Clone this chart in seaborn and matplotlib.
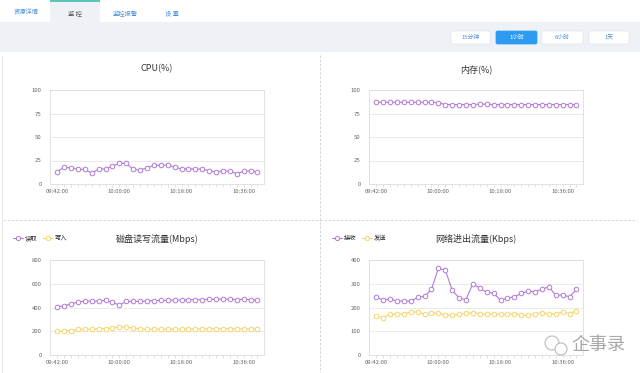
import numpy as np
import pandas as pd
import seaborn as sns
import matplotlib.pyplot as plt
from matplotlib.patches import Rectangle, FancyBboxPatch, Ellipse
from matplotlib.lines import Line2D

sns.set_theme(style="white")
plt.rcParams['font.family'] = ['Noto Sans CJK SC', 'DejaVu Sans']

# data, one point every 2 minutes from 09:42 (30 points)
times = pd.date_range("2000-01-01 09:42", periods=30, freq="2min").strftime("%H:%M:%S")
tick_labels = ["09:42:00", "10:00:00", "10:18:00", "10:36:00"]

cpu = [13, 18, 17, 15.5, 15.5, 11.5, 16, 16, 19, 22, 22, 15.5, 15, 17, 20,
       20, 20, 18, 16, 16, 16, 16, 14, 13, 14, 13.5, 11, 13.5, 14, 13]
mem = [87, 87, 87, 87, 87, 87, 87, 87, 87, 86.5, 84.5, 84.5, 84.5, 84.5, 84.5,
       85, 85, 84.5, 84.5, 84.5, 84.5, 84.5, 84.5, 84.5, 84.5, 84.5, 84.5, 84.5, 84.5, 84.5]
disk_read = [405, 415, 430, 446, 455, 452, 455, 460, 443, 420, 452, 452, 452, 455, 458,
             460, 460, 463, 463, 466, 466, 466, 469, 469, 472, 469, 466, 469, 466, 463]
disk_write = [200, 203, 206, 215, 217, 217, 220, 223, 226, 237, 237, 226, 217, 217, 217,
              217, 218, 218, 218, 219, 219, 219, 220, 220, 220, 220, 219, 219, 219, 218]
net_recv = [246, 230, 237, 226, 228, 226, 243, 247, 276, 365, 358, 273, 240, 233, 301,
            281, 264, 260, 230, 240, 245, 259, 269, 266, 277, 287, 252, 253, 245, 276]
net_send = [164, 157, 172, 171, 174, 181, 181, 171, 177, 175, 168, 168, 172, 175, 178,
            174, 172, 174, 171, 172, 174, 170, 167, 174, 178, 172, 174, 181, 174, 187]

purple = "#b07ad6"
yellow = "#f7d46a"

W, H = 640, 373
fig = plt.figure(figsize=(W / 100, H / 100), dpi=100)
fig.patch.set_facecolor("white")


def rect(l, t, r, b):
    return [l / W, 1 - b / H, (r - l) / W, (b - t) / H]


def fx(x):
    return x / W


def fy(y):
    return 1 - y / H


# top bar with tabs
fig.patches.append(Rectangle((0, fy(52)), 1, 30 / H, transform=fig.transFigure,
                             facecolor="#eef1f6", edgecolor="none", zorder=0))
fig.patches.append(Rectangle((fx(50), fy(22)), 50 / W, 22 / H, transform=fig.transFigure,
                             facecolor="#eef1f6", edgecolor="none", zorder=0))
fig.patches.append(Rectangle((fx(50), fy(1.5)), 50 / W, 1.5 / H, transform=fig.transFigure,
                             facecolor="#5cc6b8", edgecolor="none", zorder=1))
tabs = [("资源详情", 26, "#4a90d9"), ("监 控", 75, "#555555"),
        ("监控报警", 125, "#4a90d9"), ("设 置", 172, "#4a90d9")]
for name, x, c in tabs:
    fig.text(fx(x), fy(13), name, ha="center", va="center", fontsize=4.5, color=c)

buttons = [("15分钟", 451, 490, False), ("1小时", 496, 537, True),
           ("6小时", 542, 583, False), ("1天", 589, 629, False)]
for name, l, r, active in buttons:
    fig.patches.append(FancyBboxPatch((fx(l), fy(44)), (r - l) / W, 13 / H,
                                      boxstyle="round,pad=0,rounding_size=0.003",
                                      transform=fig.transFigure,
                                      facecolor="#2d9cf0" if active else "white",
                                      edgecolor="#2d9cf0" if active else "#dfe3e8",
                                      linewidth=0.5, zorder=1))
    fig.text(fx((l + r) / 2), fy(37.5), name, ha="center", va="center", fontsize=4.2,
             color="white" if active else "#4a90d9", zorder=2)

# dashed separators
fig.add_artist(Line2D([fx(320), fx(320)], [fy(55), 0], transform=fig.transFigure,
                      color="#d0d0d0", lw=0.6, ls=(0, (3, 2))))
fig.add_artist(Line2D([fx(3), fx(637)], [fy(220), fy(220)], transform=fig.transFigure,
                      color="#d0d0d0", lw=0.6, ls=(0, (3, 2))))
fig.add_artist(Line2D([fx(2), fx(2)], [fy(55), 0], transform=fig.transFigure,
                      color="#e2e2e2", lw=0.6))


def draw(ax, series, yticks):
    x = np.arange(len(times))
    for name, vals, color in series:
        df = pd.DataFrame({"idx": x, "value": vals})
        sns.lineplot(data=df, x="idx", y="value", ax=ax, color=color, lw=0.8,
                     marker="o", markersize=3.3, markerfacecolor="white",
                     markeredgecolor=color, markeredgewidth=0.7, label=name)
    ax.set_xlim(-1.05, len(times) - 0.05)
    ax.set_ylim(yticks[0], yticks[-1])
    ax.set_yticks(yticks)
    pos = [list(times).index(t) for t in tick_labels]
    ax.set_xticks(pos)
    ax.set_xticklabels(tick_labels)
    ax.set_xticks(x, minor=True)
    ax.tick_params(axis="x", which="both", length=2, width=0.4, color="#cccccc",
                   labelsize=4.3, labelcolor="#666666", pad=1.5, bottom=True)
    ax.tick_params(axis="y", length=0, labelsize=4.3, labelcolor="#666666", pad=6)
    ax.yaxis.grid(True, color="#e6e6e6", lw=0.6)
    for s in ax.spines.values():
        s.set_color("#dddddd")
        s.set_linewidth(0.6)
    ax.set_xlabel("")
    ax.set_ylabel("")
    ax.get_legend().remove()


ax1 = fig.add_axes(rect(50, 90, 264, 184))
draw(ax1, [("CPU", cpu, purple)], [0, 25, 50, 75, 100])
fig.text(fx(157), fy(69), "CPU(%)", ha="center", va="center", fontsize=6.5, color="#333333")

ax2 = fig.add_axes(rect(369, 90, 583, 184))
draw(ax2, [("内存", mem, purple)], [0, 25, 50, 75, 100])
fig.text(fx(476), fy(69), "内存(%)", ha="center", va="center", fontsize=6.5, color="#333333")

ax3 = fig.add_axes(rect(50, 260, 264, 355))
draw(ax3, [("读取", disk_read, purple), ("写入", disk_write, yellow)], [0, 200, 400, 600, 800])
fig.text(fx(157), fy(239), "磁盘读写流量(Mbps)", ha="center", va="center", fontsize=6.5, color="#333333")

ax4 = fig.add_axes(rect(369, 260, 583, 355))
draw(ax4, [("接收", net_recv, purple), ("发送", net_send, yellow)], [0, 100, 200, 300, 400])
fig.text(fx(476), fy(239), "网络进出流量(Kbps)", ha="center", va="center", fontsize=6.5, color="#333333")

# legends
for ax, names, x0 in [(ax3, ["读取", "写入"], 10), (ax4, ["接收", "发送"], 329)]:
    handles = [Line2D([], [], color=c, lw=0.8, marker="o", markersize=3,
                      markerfacecolor="white", markeredgecolor=c, markeredgewidth=0.7)
               for c in [purple, yellow]]
    ax.legend(handles, names, loc="center left", bbox_to_anchor=(fx(x0), fy(238)),
              bbox_transform=fig.transFigure, ncol=2, frameon=False, fontsize=4.5,
              handlelength=1.6, handletextpad=0.3, columnspacing=0.9, borderaxespad=0)

# watermark: small chat-bubble icon + text
for cx, cy, r in [(552, 343, 7), (561, 349, 6)]:
    fig.patches.append(Ellipse((fx(cx), fy(cy)), 2 * r / W, 2 * r / H,
                               transform=fig.transFigure, facecolor="white",
                               edgecolor="#bbbbbb", lw=0.8, zorder=3))
fig.text(fx(598), fy(345), "企事录", ha="center", va="center", fontsize=13, color="#a8a8a8")

fig.savefig("out.png", dpi=100)
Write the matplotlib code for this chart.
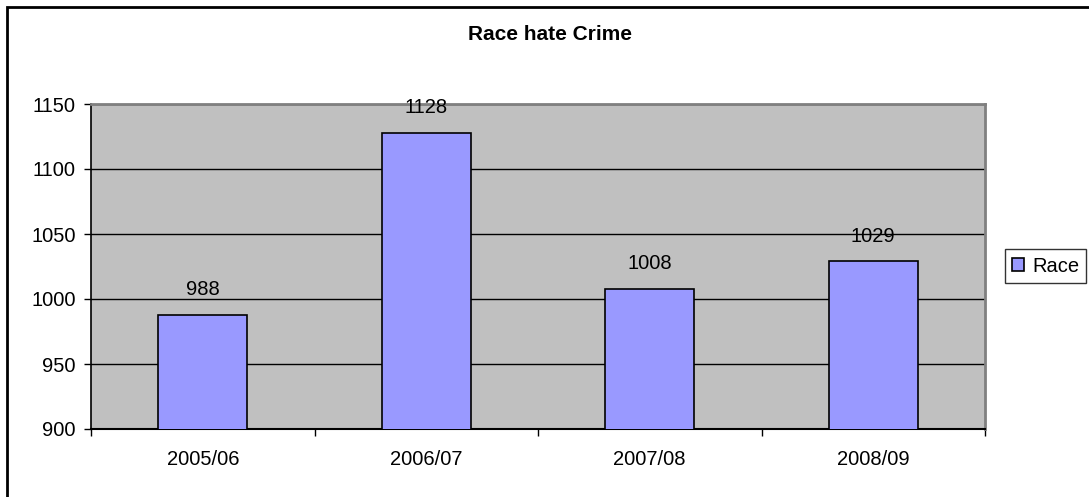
import numpy as np
import matplotlib.pyplot as plt
from matplotlib.patches import Rectangle

years = ["2005/06", "2006/07", "2007/08", "2008/09"]
race = [988, 1128, 1008, 1029]

plt.rcParams['font.family'] = ['Liberation Sans', 'DejaVu Sans']

W, H = 1089, 497
fig = plt.figure(figsize=(W / 100, H / 100), dpi=100)
ax = fig.add_axes([91 / W, 1 - 429 / H, (985 - 91) / W, (429 - 104) / H])

x = np.arange(len(years))
bars = ax.bar(x, race, width=0.4, color='#9999FF', edgecolor='black', linewidth=1.2,
              label='Race', zorder=3)
for xi, v in zip(x, race):
    ax.annotate(str(v), (xi, v), xytext=(0, 14), textcoords='offset points',
                ha='center', va='baseline', fontsize=14.5)

ax.set_facecolor('#C0C0C0')
ax.set_xlim(-0.5, len(years) - 0.5)
ax.set_ylim(900, 1150)
ax.set_yticks(np.arange(900, 1151, 50))
ax.yaxis.grid(True, color='black', linewidth=1, zorder=1)
ax.set_axisbelow(True)

ax.set_xticks(x)
ax.set_xticklabels(years)
ax.set_xticks(np.arange(-0.5, len(years), 1), minor=True)
ax.tick_params(axis='x', which='major', length=0, pad=15, labelsize=14.5)
ax.tick_params(axis='x', which='minor', length=5, direction='out', width=1)
ax.tick_params(axis='y', length=5, direction='out', width=1, pad=6, labelsize=14.5)

for s in ['top', 'right']:
    ax.spines[s].set_color('#808080')
    ax.spines[s].set_linewidth(2)
ax.spines['left'].set_linewidth(1.2)
ax.spines['bottom'].set_linewidth(1.5)

fig.text(550 / W, 1 - 35 / H, "Race hate Crime", ha='center', va='center',
         fontsize=15, fontweight='bold')

leg = ax.legend(loc='center left', bbox_to_anchor=(1005 / W, 1 - 266 / H),
                bbox_transform=fig.transFigure, fontsize=14.5, frameon=True,
                fancybox=False, edgecolor='black', handlelength=0.6,
                handleheight=0.6, handletextpad=0.4, borderpad=0.35,
                borderaxespad=0)
leg.get_frame().set_linewidth(1)

fig.patches.append(Rectangle((7 / W, -0.1), 1.2, 1 - 7 / H + 0.1,
                             transform=fig.transFigure, fill=False,
                             edgecolor='black', linewidth=2))

fig.savefig('out.png', dpi=100)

==*==

Copy only what runs above from the line containing "Write the matplotlib code for this chart." through the line containing "ax = fig.add_axes([91", exactly. Leave out the pictures.

Write the matplotlib code for this chart.
import numpy as np
import matplotlib.pyplot as plt
from matplotlib.patches import Rectangle

years = ["2005/06", "2006/07", "2007/08", "2008/09"]
race = [988, 1128, 1008, 1029]

plt.rcParams['font.family'] = ['Liberation Sans', 'DejaVu Sans']

W, H = 1089, 497
fig = plt.figure(figsize=(W / 100, H / 100), dpi=100)
ax = fig.add_axes([91 / W, 1 - 429 / H, (985 - 91) / W, (429 - 104) / H])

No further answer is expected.